> _AVAILABLE RECORDS_:
◇ ◇ ◇
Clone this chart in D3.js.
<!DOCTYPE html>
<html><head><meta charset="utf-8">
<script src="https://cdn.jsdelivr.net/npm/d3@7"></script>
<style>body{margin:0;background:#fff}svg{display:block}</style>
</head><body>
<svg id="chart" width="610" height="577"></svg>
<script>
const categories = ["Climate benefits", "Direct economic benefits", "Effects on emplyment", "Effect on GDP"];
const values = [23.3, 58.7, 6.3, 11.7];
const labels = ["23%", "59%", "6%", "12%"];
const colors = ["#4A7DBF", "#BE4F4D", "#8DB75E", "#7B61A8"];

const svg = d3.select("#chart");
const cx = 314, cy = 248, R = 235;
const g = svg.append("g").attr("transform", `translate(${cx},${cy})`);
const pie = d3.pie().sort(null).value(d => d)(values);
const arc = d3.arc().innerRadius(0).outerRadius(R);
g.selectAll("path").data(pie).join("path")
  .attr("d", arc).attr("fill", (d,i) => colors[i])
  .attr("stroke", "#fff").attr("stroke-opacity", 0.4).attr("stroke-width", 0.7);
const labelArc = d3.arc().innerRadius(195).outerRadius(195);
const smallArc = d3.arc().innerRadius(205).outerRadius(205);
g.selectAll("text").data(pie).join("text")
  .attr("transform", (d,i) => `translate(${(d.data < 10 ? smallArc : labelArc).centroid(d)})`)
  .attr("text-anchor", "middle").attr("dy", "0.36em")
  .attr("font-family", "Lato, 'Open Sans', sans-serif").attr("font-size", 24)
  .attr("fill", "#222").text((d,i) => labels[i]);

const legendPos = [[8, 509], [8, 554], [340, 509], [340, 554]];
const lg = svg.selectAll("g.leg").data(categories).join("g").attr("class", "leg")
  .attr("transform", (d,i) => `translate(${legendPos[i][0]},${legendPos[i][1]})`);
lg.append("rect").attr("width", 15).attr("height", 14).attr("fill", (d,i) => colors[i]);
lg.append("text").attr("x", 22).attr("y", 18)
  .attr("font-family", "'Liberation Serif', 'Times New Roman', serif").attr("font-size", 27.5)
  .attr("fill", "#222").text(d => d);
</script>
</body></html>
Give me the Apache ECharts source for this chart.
◇ ◇ ◇
> _WRITTEN TASK_: Gather all lines from the records above in which "this" appears.

> _RESULT BELOW_:
Clone this chart in D3.js.
Give me the Apache ECharts source for this chart.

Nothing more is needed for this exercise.